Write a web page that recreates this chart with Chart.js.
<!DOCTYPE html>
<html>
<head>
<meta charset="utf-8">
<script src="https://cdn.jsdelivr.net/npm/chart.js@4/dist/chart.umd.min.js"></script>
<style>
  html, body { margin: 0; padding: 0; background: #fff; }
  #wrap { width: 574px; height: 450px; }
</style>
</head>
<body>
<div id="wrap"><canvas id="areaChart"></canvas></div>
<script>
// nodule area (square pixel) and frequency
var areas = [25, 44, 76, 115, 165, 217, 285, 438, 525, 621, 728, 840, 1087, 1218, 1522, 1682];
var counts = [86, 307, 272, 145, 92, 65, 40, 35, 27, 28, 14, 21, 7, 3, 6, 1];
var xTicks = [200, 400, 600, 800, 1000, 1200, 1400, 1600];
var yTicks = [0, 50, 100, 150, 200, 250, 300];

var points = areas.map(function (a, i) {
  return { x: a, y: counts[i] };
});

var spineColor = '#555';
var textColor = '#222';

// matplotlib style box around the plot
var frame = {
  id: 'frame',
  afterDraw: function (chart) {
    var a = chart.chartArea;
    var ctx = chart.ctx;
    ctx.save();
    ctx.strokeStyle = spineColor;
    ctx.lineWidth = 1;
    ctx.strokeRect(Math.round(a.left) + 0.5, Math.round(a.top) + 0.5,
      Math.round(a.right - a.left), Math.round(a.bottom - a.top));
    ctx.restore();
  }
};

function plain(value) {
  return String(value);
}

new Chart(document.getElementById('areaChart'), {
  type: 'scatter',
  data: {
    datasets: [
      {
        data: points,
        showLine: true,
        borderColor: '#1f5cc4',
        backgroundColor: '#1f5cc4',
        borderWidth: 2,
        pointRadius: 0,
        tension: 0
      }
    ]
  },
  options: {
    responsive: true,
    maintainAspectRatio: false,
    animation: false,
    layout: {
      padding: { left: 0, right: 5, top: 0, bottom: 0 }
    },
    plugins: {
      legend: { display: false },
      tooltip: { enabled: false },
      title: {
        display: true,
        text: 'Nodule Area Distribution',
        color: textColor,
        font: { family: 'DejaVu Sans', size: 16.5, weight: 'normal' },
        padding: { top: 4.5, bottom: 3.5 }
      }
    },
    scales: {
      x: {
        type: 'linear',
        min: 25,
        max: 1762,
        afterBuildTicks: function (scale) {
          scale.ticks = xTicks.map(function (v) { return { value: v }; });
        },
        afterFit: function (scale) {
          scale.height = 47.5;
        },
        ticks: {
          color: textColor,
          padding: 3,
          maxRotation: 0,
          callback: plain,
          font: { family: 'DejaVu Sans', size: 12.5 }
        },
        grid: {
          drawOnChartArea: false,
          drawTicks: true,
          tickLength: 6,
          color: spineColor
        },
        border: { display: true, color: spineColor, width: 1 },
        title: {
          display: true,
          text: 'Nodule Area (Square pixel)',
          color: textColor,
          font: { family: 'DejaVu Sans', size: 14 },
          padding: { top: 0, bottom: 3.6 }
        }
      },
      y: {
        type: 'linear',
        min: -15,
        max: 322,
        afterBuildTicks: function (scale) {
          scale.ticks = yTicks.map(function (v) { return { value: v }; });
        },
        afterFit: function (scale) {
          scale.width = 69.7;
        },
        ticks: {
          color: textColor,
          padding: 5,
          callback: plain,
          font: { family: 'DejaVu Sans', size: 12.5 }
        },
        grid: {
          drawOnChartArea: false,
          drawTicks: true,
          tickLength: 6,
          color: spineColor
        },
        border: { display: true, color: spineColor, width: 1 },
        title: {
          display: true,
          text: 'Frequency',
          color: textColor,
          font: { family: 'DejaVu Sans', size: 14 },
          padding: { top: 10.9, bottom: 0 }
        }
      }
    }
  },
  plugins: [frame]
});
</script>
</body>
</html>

### SHORT EXERCISE
Write out the listing's lines exactly, from its first line through the line that contains "var textColor = '#222';", and stop there.

### RESULT BELOW
Write a web page that recreates this chart with Chart.js.
<!DOCTYPE html>
<html>
<head>
<meta charset="utf-8">
<script src="https://cdn.jsdelivr.net/npm/chart.js@4/dist/chart.umd.min.js"></script>
<style>
  html, body { margin: 0; padding: 0; background: #fff; }
  #wrap { width: 574px; height: 450px; }
</style>
</head>
<body>
<div id="wrap"><canvas id="areaChart"></canvas></div>
<script>
// nodule area (square pixel) and frequency
var areas = [25, 44, 76, 115, 165, 217, 285, 438, 525, 621, 728, 840, 1087, 1218, 1522, 1682];
var counts = [86, 307, 272, 145, 92, 65, 40, 35, 27, 28, 14, 21, 7, 3, 6, 1];
var xTicks = [200, 400, 600, 800, 1000, 1200, 1400, 1600];
var yTicks = [0, 50, 100, 150, 200, 250, 300];

var points = areas.map(function (a, i) {
  return { x: a, y: counts[i] };
});

var spineColor = '#555';
var textColor = '#222';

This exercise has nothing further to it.